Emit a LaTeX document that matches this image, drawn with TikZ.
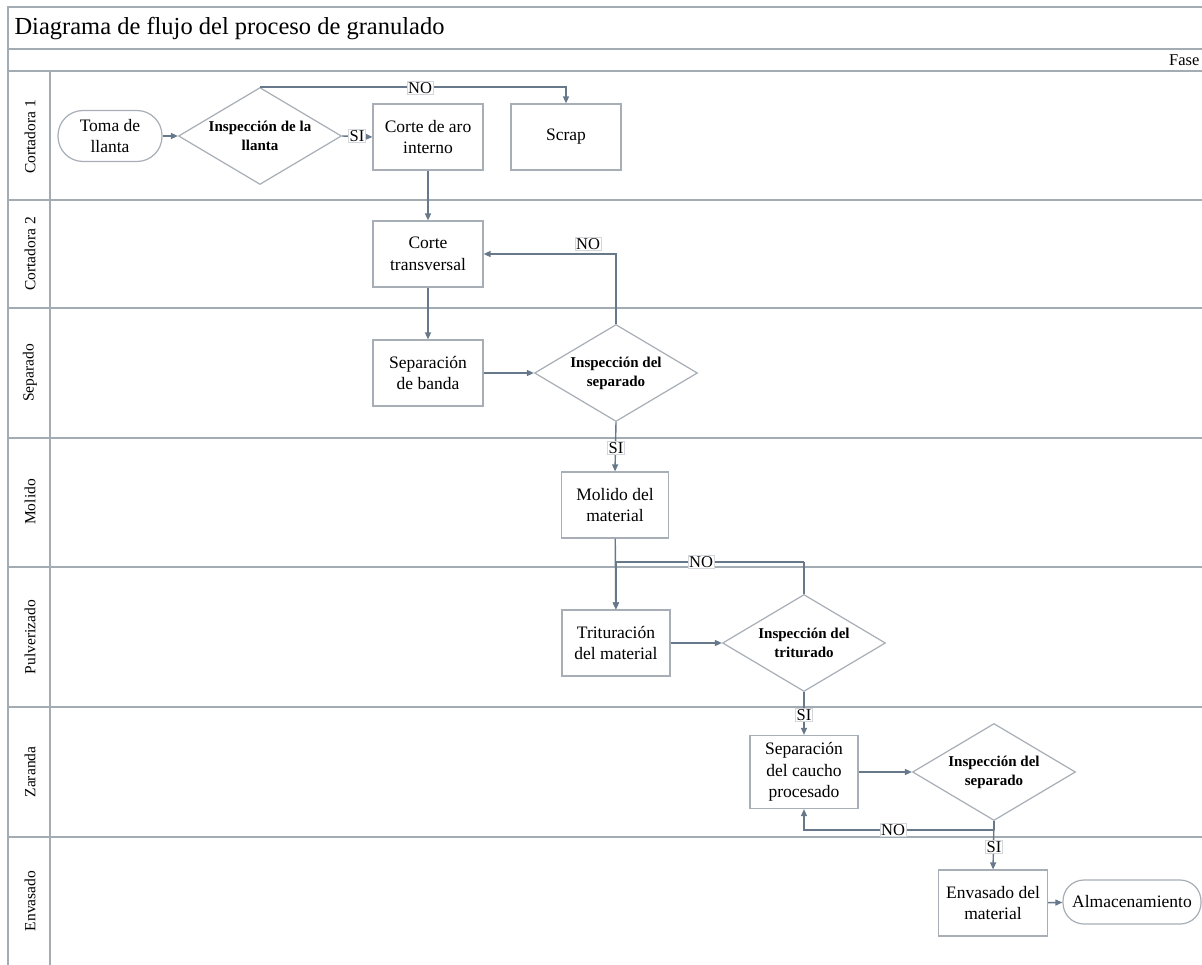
\documentclass[tikz,border=0pt]{standalone}
\usepackage{fontspec}
\setmainfont{Liberation Serif}
\usetikzlibrary{shapes.geometric,arrows.meta,calc}
\definecolor{laneline}{HTML}{A3ABB3}
\definecolor{boxline}{HTML}{A7AEB5}
\definecolor{flow}{HTML}{66788A}
\begin{document}
\begin{tikzpicture}[x=1pt,y=-1pt,
  every node/.style={font=\fontsize{17.5}{21.5}\selectfont, align=center},
  procbox/.style={draw=boxline, line width=1.2pt, fill=white, minimum width=110pt, minimum height=66pt, inner sep=1pt},
  termbox/.style={draw=boxline, line width=1.2pt, fill=white, rounded corners=25pt, minimum height=51pt, inner sep=1pt},
  decision/.style={draw=boxline, line width=1.2pt, fill=white, diamond, aspect=1.9, inner sep=0pt,
     minimum width=163pt, minimum height=97pt, font=\fontsize{15}{19}\selectfont\bfseries},
  flowline/.style={draw=flow, line width=1.4pt, -{Triangle[length=7pt,width=6pt]}},
  plainflow/.style={draw=flow, line width=1.4pt},
  tag/.style={fill=white, draw=boxline!50, line width=0.5pt, inner sep=1pt, font=\fontsize{16.5}{18}\selectfont},
  lanelabel/.style={rotate=90, font=\fontsize{15.5}{18}\selectfont},
  lane/.style={draw=laneline, line width=1.6pt}]
\useasboundingbox (0,0) rectangle (1202,965);

% frame, header and swimlanes
\draw[lane] (1202,7) -- (8,7) -- (8,965);
\draw[lane] (8,49) -- (1202,49);
\draw[lane] (8,71) -- (1202,71);
\draw[lane] (50,71) -- (50,965);
\foreach \y in {200,308,438,567,707,837} \draw[lane] (8,\y) -- (1202,\y);
\node[anchor=west, font=\fontsize{24.5}{28}\selectfont] (title) at (11,29) {Diagrama de flujo del proceso de granulado};
\node[anchor=east, font=\fontsize{16.5}{18}\selectfont] (fase) at (1203,60) {Fase};

\node[lanelabel] (l1) at (30,137) {Cortadora 1};
\node[lanelabel] (l2) at (30,254) {Cortadora 2};
\node[lanelabel] (l3) at (30,373) {Separado};
\node[lanelabel] (l4) at (30,502) {Molido};
\node[lanelabel] (l5) at (30,637) {Pulverizado};
\node[lanelabel] (l6) at (30,772) {Zaranda};
\node[lanelabel] (l7) at (30,901) {Envasado};

% process steps
\node[termbox, minimum width=104pt] (toma) at (110,136) {Toma de\\llanta};
\node[decision] (d1) at (260,136) {Inspección de la\\llanta};
\node[procbox] (aro) at (428,137) {Corte de aro\\interno};
\node[procbox] (scrap) at (566,137) {Scrap};
\node[procbox] (ctrans) at (428,254) {Corte\\transversal};
\node[procbox] (banda) at (428,373) {Separación\\de banda};
\node[decision] (d2) at (616,373) {Inspección del\\separado};
\node[procbox, minimum width=107pt] (molido) at (615,505) {Molido del\\material};
\node[procbox, minimum width=108pt] (trit) at (616,643) {Trituración\\del material};
\node[decision] (d3) at (804,643) {Inspección del\\triturado};
\node[procbox, minimum width=108pt, minimum height=73pt] (caucho) at (804,772) {Separación\\del caucho\\procesado};
\node[decision] (d4) at (994,772) {Inspección del\\separado};
\node[procbox, minimum width=109pt] (envas) at (993,903) {Envasado del\\material};
\node[termbox, minimum width=138pt, minimum height=44pt, rounded corners=21pt] (almac) at (1132,902) {Almacenamiento};

% bend points of the return loops
\coordinate (k3) at (804,562);
\coordinate (k4) at (994,830);

% connectors
\draw[flowline] (toma) -- (d1);
\draw[flowline] (d1.east) -- (aro.west);
\draw[flowline] (d1.north) -| (scrap.north);
\draw[flowline] (aro) -- (ctrans);
\draw[flowline] (ctrans) -- (banda);
\draw[flowline] (banda) -- (d2.west);
\draw[flowline] (d2.north) |- (ctrans.east);
\draw[flowline] (d2.south) -- (molido.north);
\draw[flowline] (molido) -- (trit);
\draw[plainflow] (d3.north) -- (k3);
\draw[flowline] (k3) -| (trit.north);
\draw[flowline] (trit) -- (d3.west);
\draw[flowline] (d3.south) -- (caucho.north);
\draw[flowline] (caucho) -- (d4.west);
\draw[plainflow] (d4.south) -- (k4);
\draw[flowline] (k4) -| (caucho.south);
\draw[flowline] (d4.south) -- (envas.north);
\draw[flowline] (envas) -- (almac);

% branch tags
\node[tag] (si1) at (357,136) {SI};
\node[tag] (no1) at (420,88) {NO};
\node[tag] (no2) at (588,244) {NO};
\node[tag] (si2) at (616,448) {SI};
\node[tag] (no3) at (701,562) {NO};
\node[tag] (si3) at (804,715) {SI};
\node[tag] (no4) at (893,830) {NO};
\node[tag] (si4) at (994,847) {SI};
\end{tikzpicture}
\end{document}
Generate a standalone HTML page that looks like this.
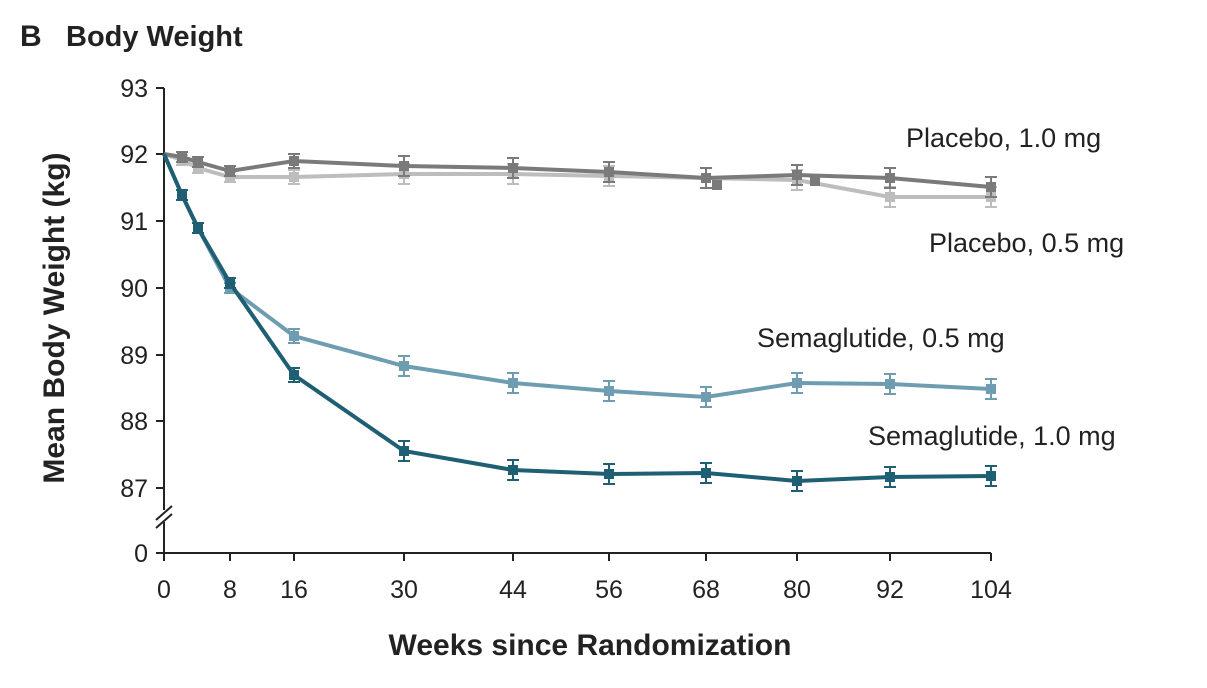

^^^^^^^^

Your task is to reproduce all of the material exactly. The pictures stay out.

Emit a LaTeX document that matches this image, drawn with TikZ.
\documentclass[tikz,border=0pt]{standalone}
\usepackage{fontspec}
\setmainfont{Liberation Serif}
\usetikzlibrary{shapes.geometric,arrows.meta,calc}
\definecolor{laneline}{HTML}{A3ABB3}
\definecolor{boxline}{HTML}{A7AEB5}
\definecolor{flow}{HTML}{66788A}
\begin{document}
\begin{tikzpicture}[x=1pt,y=-1pt,
  every node/.style={font=\fontsize{17.5}{21.5}\selectfont, align=center},
  procbox/.style={draw=boxline, line width=1.2pt, fill=white, minimum width=110pt, minimum height=66pt, inner sep=1pt},
  termbox/.style={draw=boxline, line width=1.2pt, fill=white, rounded corners=25pt, minimum height=51pt, inner sep=1pt},
  decision/.style={draw=boxline, line width=1.2pt, fill=white, diamond, aspect=1.9, inner sep=0pt,
     minimum width=163pt, minimum height=97pt, font=\fontsize{15}{19}\selectfont\bfseries},
  flowline/.style={draw=flow, line width=1.4pt, -{Triangle[length=7pt,width=6pt]}},
  plainflow/.style={draw=flow, line width=1.4pt},
  tag/.style={fill=white, draw=boxline!50, line width=0.5pt, inner sep=1pt, font=\fontsize{16.5}{18}\selectfont},
  lanelabel/.style={rotate=90, font=\fontsize{15.5}{18}\selectfont},
  lane/.style={draw=laneline, line width=1.6pt}]
\useasboundingbox (0,0) rectangle (1202,965);

% frame, header and swimlanes
\draw[lane] (1202,7) -- (8,7) -- (8,965);
\draw[lane] (8,49) -- (1202,49);
\draw[lane] (8,71) -- (1202,71);
\draw[lane] (50,71) -- (50,965);
\foreach \y in {200,308,438,567,707,837} \draw[lane] (8,\y) -- (1202,\y);
\node[anchor=west, font=\fontsize{24.5}{28}\selectfont] (title) at (11,29) {Diagrama de flujo del proceso de granulado};
\node[anchor=east, font=\fontsize{16.5}{18}\selectfont] (fase) at (1203,60) {Fase};

\node[lanelabel] (l1) at (30,137) {Cortadora 1};
\node[lanelabel] (l2) at (30,254) {Cortadora 2};
\node[lanelabel] (l3) at (30,373) {Separado};
\node[lanelabel] (l4) at (30,502) {Molido};
\node[lanelabel] (l5) at (30,637) {Pulverizado};
\node[lanelabel] (l6) at (30,772) {Zaranda};
\node[lanelabel] (l7) at (30,901) {Envasado};

% process steps
\node[termbox, minimum width=104pt] (toma) at (110,136) {Toma de\\llanta};
\node[decision] (d1) at (260,136) {Inspección de la\\llanta};
\node[procbox] (aro) at (428,137) {Corte de aro\\interno};
\node[procbox] (scrap) at (566,137) {Scrap};
\node[procbox] (ctrans) at (428,254) {Corte\\transversal};
\node[procbox] (banda) at (428,373) {Separación\\de banda};
\node[decision] (d2) at (616,373) {Inspección del\\separado};
\node[procbox, minimum width=107pt] (molido) at (615,505) {Molido del\\material};
\node[procbox, minimum width=108pt] (trit) at (616,643) {Trituración\\del material};
\node[decision] (d3) at (804,643) {Inspección del\\triturado};
\node[procbox, minimum width=108pt, minimum height=73pt] (caucho) at (804,772) {Separación\\del caucho\\procesado};
\node[decision] (d4) at (994,772) {Inspección del\\separado};
\node[procbox, minimum width=109pt] (envas) at (993,903) {Envasado del\\material};
\node[termbox, minimum width=138pt, minimum height=44pt, rounded corners=21pt] (almac) at (1132,902) {Almacenamiento};

% bend points of the return loops
\coordinate (k3) at (804,562);
\coordinate (k4) at (994,830);

% connectors
\draw[flowline] (toma) -- (d1);
\draw[flowline] (d1.east) -- (aro.west);
\draw[flowline] (d1.north) -| (scrap.north);
\draw[flowline] (aro) -- (ctrans);
\draw[flowline] (ctrans) -- (banda);
\draw[flowline] (banda) -- (d2.west);
\draw[flowline] (d2.north) |- (ctrans.east);
\draw[flowline] (d2.south) -- (molido.north);
\draw[flowline] (molido) -- (trit);
\draw[plainflow] (d3.north) -- (k3);
\draw[flowline] (k3) -| (trit.north);
\draw[flowline] (trit) -- (d3.west);
\draw[flowline] (d3.south) -- (caucho.north);
\draw[flowline] (caucho) -- (d4.west);
\draw[plainflow] (d4.south) -- (k4);
\draw[flowline] (k4) -| (caucho.south);
\draw[flowline] (d4.south) -- (envas.north);
\draw[flowline] (envas) -- (almac);

% branch tags
\node[tag] (si1) at (357,136) {SI};
\node[tag] (no1) at (420,88) {NO};
\node[tag] (no2) at (588,244) {NO};
\node[tag] (si2) at (616,448) {SI};
\node[tag] (no3) at (701,562) {NO};
\node[tag] (si3) at (804,715) {SI};
\node[tag] (no4) at (893,830) {NO};
\node[tag] (si4) at (994,847) {SI};
\end{tikzpicture}
\end{document}
Generate a standalone HTML page that looks like this.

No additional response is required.